The exercise ::
Transcribe the lines from the start of the data below through the line with "0.5, 0.55, 0.6, 0.65, 0.7, 0.75, 0.8, 0.85, 0.9, 0.95]", word for word and nothing more.

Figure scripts
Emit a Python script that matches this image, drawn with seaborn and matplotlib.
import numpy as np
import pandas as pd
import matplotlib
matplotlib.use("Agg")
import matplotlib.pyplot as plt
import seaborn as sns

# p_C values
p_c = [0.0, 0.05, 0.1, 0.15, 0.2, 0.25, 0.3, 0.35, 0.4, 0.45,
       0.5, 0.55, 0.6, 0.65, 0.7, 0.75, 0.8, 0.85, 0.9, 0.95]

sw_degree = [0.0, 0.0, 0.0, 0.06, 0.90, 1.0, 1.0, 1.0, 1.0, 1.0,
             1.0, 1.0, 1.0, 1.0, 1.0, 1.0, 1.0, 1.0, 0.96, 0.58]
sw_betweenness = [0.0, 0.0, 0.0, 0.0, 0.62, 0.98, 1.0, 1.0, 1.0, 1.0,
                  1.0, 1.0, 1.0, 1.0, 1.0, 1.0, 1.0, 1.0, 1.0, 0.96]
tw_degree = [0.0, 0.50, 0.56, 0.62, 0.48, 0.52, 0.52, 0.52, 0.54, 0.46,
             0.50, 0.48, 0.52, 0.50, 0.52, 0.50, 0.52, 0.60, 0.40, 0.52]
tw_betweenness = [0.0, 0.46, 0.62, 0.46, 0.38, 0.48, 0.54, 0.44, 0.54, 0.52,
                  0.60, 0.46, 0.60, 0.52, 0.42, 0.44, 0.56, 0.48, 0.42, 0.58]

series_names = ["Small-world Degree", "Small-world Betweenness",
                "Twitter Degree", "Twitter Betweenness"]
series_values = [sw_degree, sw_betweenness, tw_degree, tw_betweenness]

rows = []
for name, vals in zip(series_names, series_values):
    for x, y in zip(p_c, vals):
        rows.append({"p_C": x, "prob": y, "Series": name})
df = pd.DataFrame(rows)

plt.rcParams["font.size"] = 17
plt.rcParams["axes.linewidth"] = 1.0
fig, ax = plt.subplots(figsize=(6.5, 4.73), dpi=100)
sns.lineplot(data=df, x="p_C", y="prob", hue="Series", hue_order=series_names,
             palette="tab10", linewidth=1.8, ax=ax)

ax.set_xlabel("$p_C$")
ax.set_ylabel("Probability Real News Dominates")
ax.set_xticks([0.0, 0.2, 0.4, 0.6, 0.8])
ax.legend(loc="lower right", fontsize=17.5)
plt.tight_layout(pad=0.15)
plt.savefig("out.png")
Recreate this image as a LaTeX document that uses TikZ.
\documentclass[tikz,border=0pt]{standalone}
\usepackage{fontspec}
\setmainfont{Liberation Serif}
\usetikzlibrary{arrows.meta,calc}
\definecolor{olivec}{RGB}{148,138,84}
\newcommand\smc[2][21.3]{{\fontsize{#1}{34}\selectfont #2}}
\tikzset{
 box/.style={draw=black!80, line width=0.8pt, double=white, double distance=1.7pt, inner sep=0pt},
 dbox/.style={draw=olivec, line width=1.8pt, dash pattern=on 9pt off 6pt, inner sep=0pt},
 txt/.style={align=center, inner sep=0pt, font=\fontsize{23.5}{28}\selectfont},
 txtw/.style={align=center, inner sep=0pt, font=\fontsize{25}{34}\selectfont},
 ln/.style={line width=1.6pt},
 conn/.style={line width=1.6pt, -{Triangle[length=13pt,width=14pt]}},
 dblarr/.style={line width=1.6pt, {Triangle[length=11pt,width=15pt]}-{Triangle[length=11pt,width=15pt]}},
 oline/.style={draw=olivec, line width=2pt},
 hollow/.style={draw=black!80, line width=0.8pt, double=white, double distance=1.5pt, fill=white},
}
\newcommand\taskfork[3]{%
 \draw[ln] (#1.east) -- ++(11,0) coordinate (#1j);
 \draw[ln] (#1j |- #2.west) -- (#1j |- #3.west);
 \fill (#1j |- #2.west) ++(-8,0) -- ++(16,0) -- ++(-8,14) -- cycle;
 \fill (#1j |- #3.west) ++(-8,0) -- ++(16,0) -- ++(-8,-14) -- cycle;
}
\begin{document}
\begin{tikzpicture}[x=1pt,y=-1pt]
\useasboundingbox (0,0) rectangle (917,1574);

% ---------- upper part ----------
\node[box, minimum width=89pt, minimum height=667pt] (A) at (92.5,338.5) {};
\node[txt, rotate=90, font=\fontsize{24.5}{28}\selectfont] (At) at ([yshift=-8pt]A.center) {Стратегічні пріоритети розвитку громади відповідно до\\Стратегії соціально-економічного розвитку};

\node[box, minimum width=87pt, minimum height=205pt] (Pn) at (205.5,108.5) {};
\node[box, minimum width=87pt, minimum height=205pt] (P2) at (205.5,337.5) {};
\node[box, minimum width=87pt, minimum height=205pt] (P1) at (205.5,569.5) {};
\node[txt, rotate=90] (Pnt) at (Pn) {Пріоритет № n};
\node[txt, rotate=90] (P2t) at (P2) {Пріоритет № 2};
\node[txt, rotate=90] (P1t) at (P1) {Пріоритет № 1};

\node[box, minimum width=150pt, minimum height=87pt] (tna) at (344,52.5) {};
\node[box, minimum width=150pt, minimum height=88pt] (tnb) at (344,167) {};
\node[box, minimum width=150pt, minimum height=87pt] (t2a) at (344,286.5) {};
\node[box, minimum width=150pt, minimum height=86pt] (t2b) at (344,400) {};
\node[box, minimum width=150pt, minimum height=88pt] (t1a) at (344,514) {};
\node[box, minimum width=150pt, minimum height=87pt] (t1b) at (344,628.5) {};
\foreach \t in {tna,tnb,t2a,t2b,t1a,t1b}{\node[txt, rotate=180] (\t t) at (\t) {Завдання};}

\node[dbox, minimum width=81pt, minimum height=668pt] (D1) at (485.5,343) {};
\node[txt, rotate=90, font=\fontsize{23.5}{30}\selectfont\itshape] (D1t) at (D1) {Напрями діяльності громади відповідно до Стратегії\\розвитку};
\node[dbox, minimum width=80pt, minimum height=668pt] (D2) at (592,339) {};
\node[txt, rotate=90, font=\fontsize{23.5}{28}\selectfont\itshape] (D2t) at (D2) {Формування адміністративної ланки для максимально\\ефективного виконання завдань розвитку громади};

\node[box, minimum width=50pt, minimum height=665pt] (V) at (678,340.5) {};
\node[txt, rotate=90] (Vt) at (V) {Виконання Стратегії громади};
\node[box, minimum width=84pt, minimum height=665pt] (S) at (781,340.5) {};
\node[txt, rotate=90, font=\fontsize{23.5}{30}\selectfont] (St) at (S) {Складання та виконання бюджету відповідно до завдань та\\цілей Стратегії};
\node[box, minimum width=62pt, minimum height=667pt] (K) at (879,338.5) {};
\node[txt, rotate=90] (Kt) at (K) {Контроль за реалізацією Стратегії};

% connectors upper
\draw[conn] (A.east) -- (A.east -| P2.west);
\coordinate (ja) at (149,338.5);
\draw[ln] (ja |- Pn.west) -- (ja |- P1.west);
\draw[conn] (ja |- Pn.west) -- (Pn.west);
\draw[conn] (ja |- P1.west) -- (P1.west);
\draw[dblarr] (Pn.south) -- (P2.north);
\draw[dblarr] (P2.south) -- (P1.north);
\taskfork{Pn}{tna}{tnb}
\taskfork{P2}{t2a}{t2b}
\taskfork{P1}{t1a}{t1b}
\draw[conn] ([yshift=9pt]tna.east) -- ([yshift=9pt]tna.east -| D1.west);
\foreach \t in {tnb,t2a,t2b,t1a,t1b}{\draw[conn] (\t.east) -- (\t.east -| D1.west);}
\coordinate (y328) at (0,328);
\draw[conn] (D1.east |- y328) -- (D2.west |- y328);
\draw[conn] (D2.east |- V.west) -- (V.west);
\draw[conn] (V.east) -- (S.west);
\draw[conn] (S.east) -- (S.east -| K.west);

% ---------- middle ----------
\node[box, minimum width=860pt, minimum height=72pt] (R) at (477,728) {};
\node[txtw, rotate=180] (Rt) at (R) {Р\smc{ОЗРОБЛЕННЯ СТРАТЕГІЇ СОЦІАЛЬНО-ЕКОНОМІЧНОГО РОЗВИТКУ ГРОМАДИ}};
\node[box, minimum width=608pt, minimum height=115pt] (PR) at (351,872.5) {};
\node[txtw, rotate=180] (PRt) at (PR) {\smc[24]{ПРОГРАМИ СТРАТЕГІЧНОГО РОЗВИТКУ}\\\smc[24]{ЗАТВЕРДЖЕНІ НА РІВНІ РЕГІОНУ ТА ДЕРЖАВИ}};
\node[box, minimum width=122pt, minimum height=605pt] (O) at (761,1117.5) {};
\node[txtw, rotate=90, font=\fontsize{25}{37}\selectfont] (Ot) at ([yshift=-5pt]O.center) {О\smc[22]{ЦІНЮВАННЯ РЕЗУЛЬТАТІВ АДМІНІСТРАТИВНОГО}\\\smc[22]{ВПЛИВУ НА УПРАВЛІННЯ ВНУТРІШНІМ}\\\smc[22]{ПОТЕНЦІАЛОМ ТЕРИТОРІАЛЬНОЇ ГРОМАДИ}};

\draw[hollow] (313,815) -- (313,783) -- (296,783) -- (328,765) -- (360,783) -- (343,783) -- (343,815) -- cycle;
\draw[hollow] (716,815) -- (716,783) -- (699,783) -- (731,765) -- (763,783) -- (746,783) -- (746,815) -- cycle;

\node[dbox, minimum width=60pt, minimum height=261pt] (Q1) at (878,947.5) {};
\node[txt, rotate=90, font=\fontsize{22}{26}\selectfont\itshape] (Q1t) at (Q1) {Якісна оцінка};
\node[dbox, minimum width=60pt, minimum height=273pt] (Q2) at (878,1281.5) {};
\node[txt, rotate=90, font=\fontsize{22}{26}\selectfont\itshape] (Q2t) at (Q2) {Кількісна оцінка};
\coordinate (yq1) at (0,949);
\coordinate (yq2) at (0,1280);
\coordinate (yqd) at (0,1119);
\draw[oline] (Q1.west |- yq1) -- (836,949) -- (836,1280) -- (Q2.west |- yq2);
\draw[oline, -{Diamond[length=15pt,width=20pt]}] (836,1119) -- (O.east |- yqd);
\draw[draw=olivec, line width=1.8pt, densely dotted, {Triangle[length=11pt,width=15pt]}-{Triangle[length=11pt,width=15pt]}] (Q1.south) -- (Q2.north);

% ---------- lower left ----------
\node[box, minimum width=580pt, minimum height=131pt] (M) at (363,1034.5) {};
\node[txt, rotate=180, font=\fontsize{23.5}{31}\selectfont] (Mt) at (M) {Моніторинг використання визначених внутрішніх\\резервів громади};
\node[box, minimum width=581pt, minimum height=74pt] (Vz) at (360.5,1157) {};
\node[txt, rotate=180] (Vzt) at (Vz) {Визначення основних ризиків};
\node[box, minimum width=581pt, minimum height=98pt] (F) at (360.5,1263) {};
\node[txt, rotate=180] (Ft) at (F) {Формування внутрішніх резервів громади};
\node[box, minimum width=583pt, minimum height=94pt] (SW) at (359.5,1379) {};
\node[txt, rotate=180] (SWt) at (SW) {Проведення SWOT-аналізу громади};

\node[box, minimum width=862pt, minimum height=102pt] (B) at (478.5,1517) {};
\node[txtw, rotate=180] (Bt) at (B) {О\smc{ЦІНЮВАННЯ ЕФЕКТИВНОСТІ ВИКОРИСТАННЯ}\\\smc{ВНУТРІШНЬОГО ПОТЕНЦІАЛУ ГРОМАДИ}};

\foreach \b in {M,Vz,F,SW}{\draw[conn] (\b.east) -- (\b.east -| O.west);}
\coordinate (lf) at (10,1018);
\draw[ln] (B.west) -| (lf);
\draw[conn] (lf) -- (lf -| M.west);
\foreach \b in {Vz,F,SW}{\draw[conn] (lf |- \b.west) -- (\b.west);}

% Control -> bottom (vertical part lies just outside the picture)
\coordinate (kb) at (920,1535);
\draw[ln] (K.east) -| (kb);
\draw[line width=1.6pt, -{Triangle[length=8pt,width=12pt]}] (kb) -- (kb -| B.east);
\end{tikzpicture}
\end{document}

The result ::
Emit a Python script that matches this image, drawn with seaborn and matplotlib.
import numpy as np
import pandas as pd
import matplotlib
matplotlib.use("Agg")
import matplotlib.pyplot as plt
import seaborn as sns

# p_C values
p_c = [0.0, 0.05, 0.1, 0.15, 0.2, 0.25, 0.3, 0.35, 0.4, 0.45,
       0.5, 0.55, 0.6, 0.65, 0.7, 0.75, 0.8, 0.85, 0.9, 0.95]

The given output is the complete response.